Rethinking wildfire

As evidence of climate change creeps into the Pacific Northwest, adaptive, science-based management is the name of the game for fire scientists at the Oregon State University College of Forestry.

“We want to move forward with adaptive management,” says professor of silviculture John Bailey. “We need to use the best scientific information that we’ve developed about how to treat forests. Then monitor these treatments and adapt them based on what we’ve learned.”

And what they have learned is that due to unexpected consequences of years of forest management, including aggressive fire suppression now costing billions of U.S. government dollars annually, Oregon forests need ecological restoration to survive inevitable future fires and drought associated with climate change.

Bailey’s lab is hard at work in central and eastern Oregon to spread the word and make science-based suggestions to forest managers.
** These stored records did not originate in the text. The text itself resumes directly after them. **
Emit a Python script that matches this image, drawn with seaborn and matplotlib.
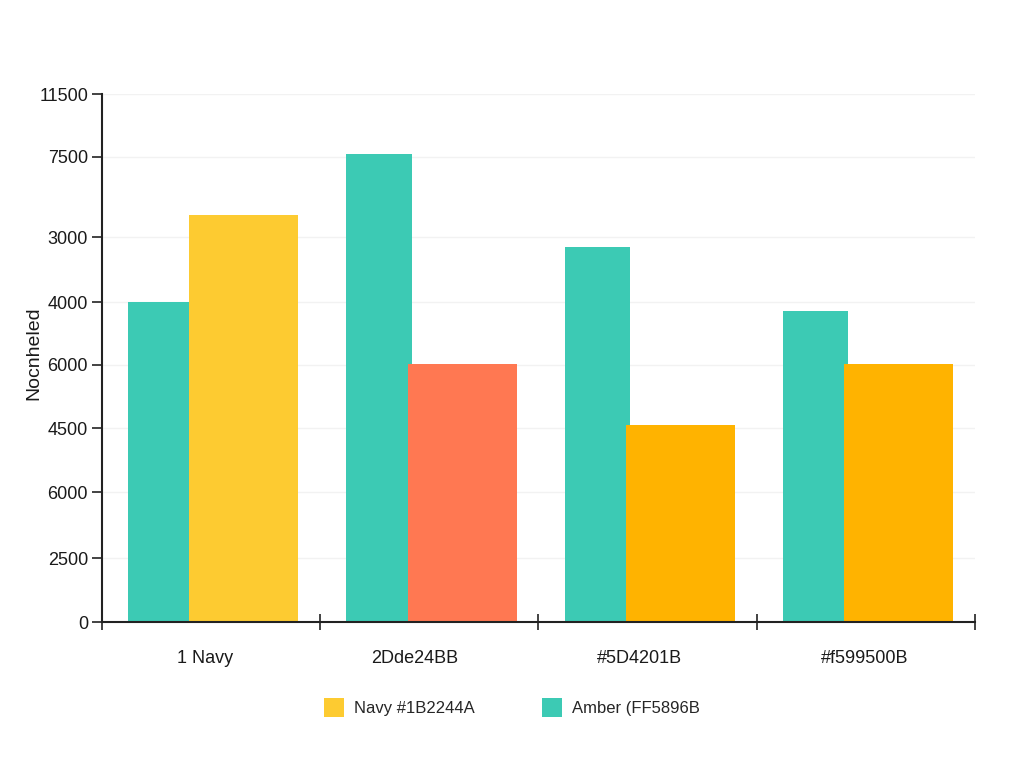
import numpy as np
import pandas as pd
import matplotlib
matplotlib.use("Agg")
import matplotlib.pyplot as plt
from matplotlib.patches import Patch
import seaborn as sns

# categories and values (axis units: baseline 0, top tick 11500)
groups = ["1 Navy", "2Dde24BB", "#5D4201B", "#f599500B"]
teal_values = [6970, 10190, 8170, 6770]
second_values = [8860, 5620, 4290, 5620]
second_colors = ["#FDCB31", "#FF7852", "#FFB300", "#FFB300"]
teal_color = "#3CCAB4"

ytick_pos = [11500, 10130, 8385, 6970, 5600, 4225, 2830, 1395, 0]
ytick_labels = ["11500", "7500", "3000", "4000", "6000", "4500", "6000", "2500", "0"]

legend_labels = ["Navy #1B2244A", "Amber (FF5896B"]
ylabel = "Nocnheled"

# layout: bar offsets inside each group, label positions
teal_offset, teal_width = -0.23, 0.30
second_offset, second_width = 0.15, 0.50
label_pos = [-0.03, 0.935, 1.965, 2.995]

sns.set_theme(style="white")
plt.rcParams["font.family"] = ["Liberation Sans", "DejaVu Sans"]

fig = plt.figure(figsize=(10.24, 7.68), dpi=100)
ax = fig.add_axes([0.0996, 0.190, 0.8525, 0.6875])

idx = np.arange(len(groups))
teal_df = pd.DataFrame({"x": idx + teal_offset, "y": teal_values})
second_df = pd.DataFrame({"x": idx + second_offset, "y": second_values, "g": groups})

sns.barplot(data=teal_df, x="x", y="y", native_scale=True, width=teal_width,
            color=teal_color, saturation=1, errorbar=None, ax=ax, linewidth=0)
sns.barplot(data=second_df, x="x", y="y", hue="g", palette=second_colors,
            native_scale=True, width=second_width, dodge=False, saturation=1,
            errorbar=None, legend=False, ax=ax, linewidth=0)

ax.set_xlim(-0.5, 3.5)
ax.set_ylim(0, 11500)

ax.set_yticks(ytick_pos)
ax.set_yticklabels(ytick_labels, fontsize=13, color="#1a1a1a")
ax.set_xticks(np.arange(-0.5, 4.0, 1.0))
ax.set_xticklabels([])
ax.set_xticks(label_pos, minor=True)
ax.set_xticklabels(groups, minor=True, fontsize=13, color="#1a1a1a")
ax.tick_params(axis="x", which="major", bottom=True, direction="inout", length=12,
               width=1.2, color="#222222")
ax.tick_params(axis="x", which="minor", bottom=True, length=0, pad=20)
ax.tick_params(axis="y", left=True, direction="out", length=7, width=1.2,
               color="#222222", pad=3)

ax.grid(axis="y", color="#f2f2f2", linewidth=1)
ax.set_axisbelow(True)

for side in ["top", "right"]:
    ax.spines[side].set_visible(False)
for side in ["left", "bottom"]:
    ax.spines[side].set_color("#222222")
    ax.spines[side].set_linewidth(1.5)

ax.set_xlabel("")
ax.set_ylabel(ylabel, fontsize=14, color="#1a1a1a")
ax.yaxis.set_label_coords(-0.068, 0.51)

handles = [Patch(facecolor=second_colors[0], edgecolor="none"),
           Patch(facecolor=teal_color, edgecolor="none")]
fig.legend(handles, legend_labels, loc="center", bbox_to_anchor=(0.5, 0.079), ncol=2,
           frameon=False, fontsize=12, handlelength=1.2, handleheight=1.4,
           handletextpad=0.6, columnspacing=4.0)

fig.savefig("out.png", dpi=100)
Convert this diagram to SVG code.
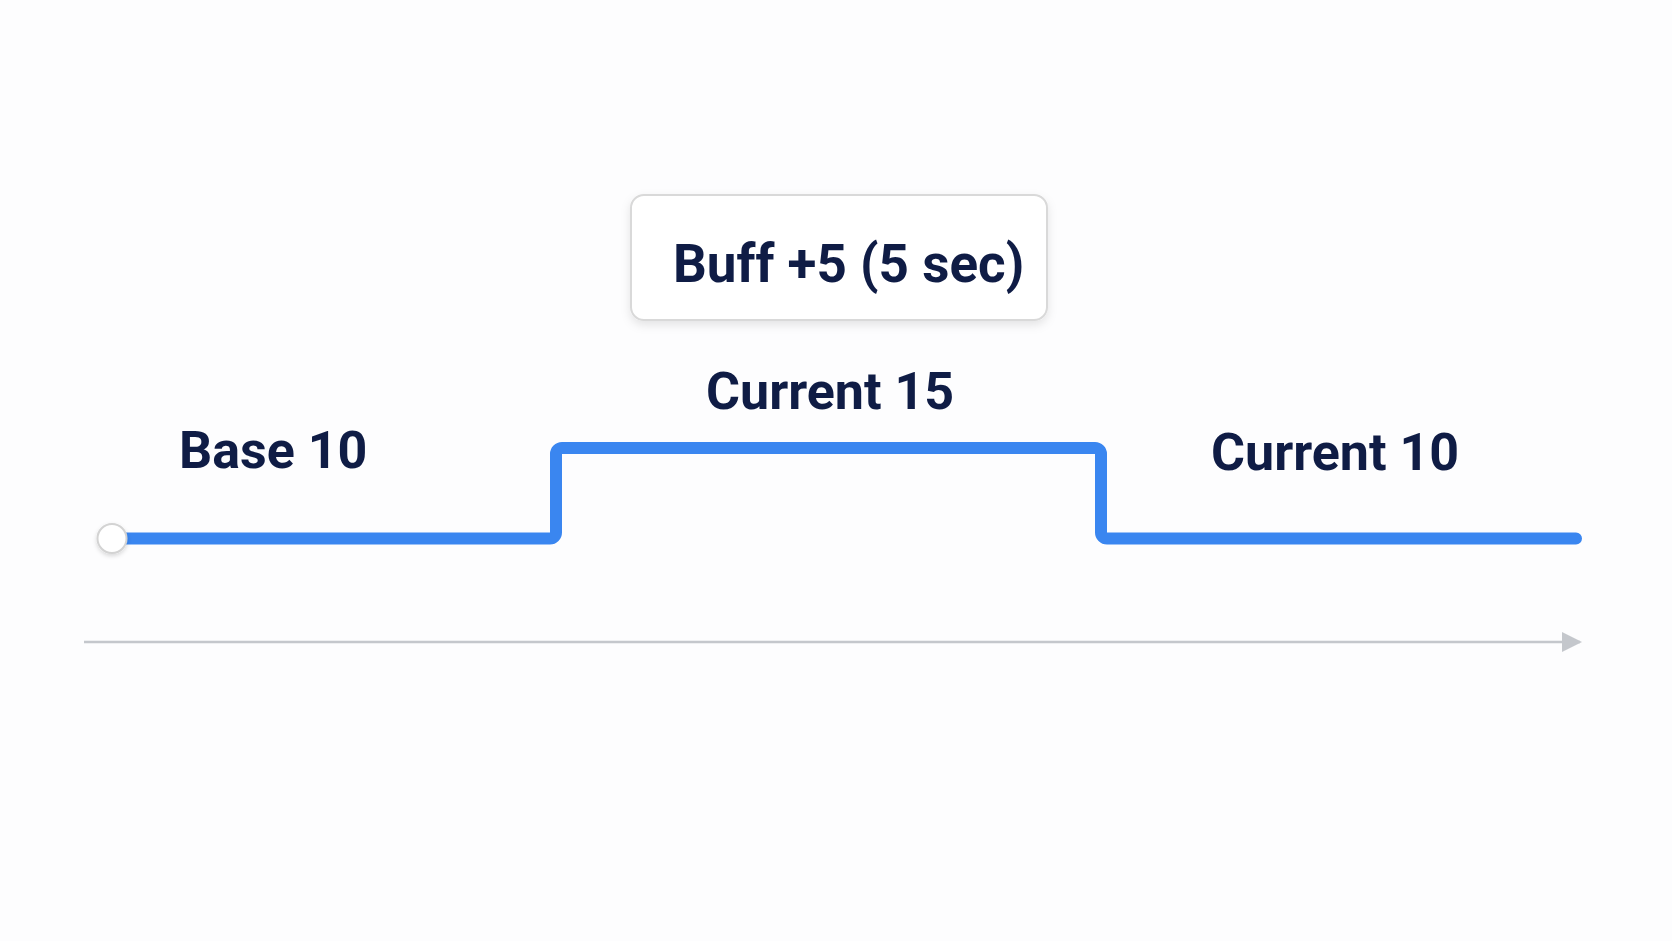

Recent Ph.D. graduate James Johnston is working in the Blue Mountains of Oregon by collaborating with local, state and federal governments, forest managers and the public.

“We help people understand ecosystem drivers,” he says, “and what different things can be expected in different forests types; what type of future restoration treatments are important.”

Johntson focuses on ecological restoration, monitoring fuel reduction treatments and protecting and conserving old-growth trees.

Another project, on the Malheur National Forest, was successful because stakeholders were able to visit the forest together.

“When they go into the field and are able to count the rings right there and see the information presented in the field, it’s a really powerful tool,” Johnston says.

Research Assistant and alumus Andrew Merschel, whose work focuses on the Deschutes National Forest, agrees.

“It gives them confidence that they can move forward when they see it firsthand,” he says. “Most of the participants in the collaboration aren’t going to read journal articles, but they do have a desire to be out in the forest and learn about these things, and giving them hands-on experience really changes things.”

Merschel says forests like the Deschutes and Malheur are facing insect infestation and severe drought similar to Californian forests and woodland areas, so the research team is also working to understand the effects of long-term drought. “We know that more than 100 million trees in the southern Sierra Nevadas have died in the past few years,” Johntson says. “When it’s our turn in five to 10 years, perhaps, we need to have landscape-scale restoration done in order to prevent the death of trees.”

If we don’t, he says, fire will kill them anyway.

Because the situation is dire, the team is expanding their research to southern Oregon and their outreach statewide.

“We have the advantage of an engaged public who is excited to hear what we think about wildfire management,” Bailey says. “And because of the way that forests are burning now, we have to continue to scale up our research.”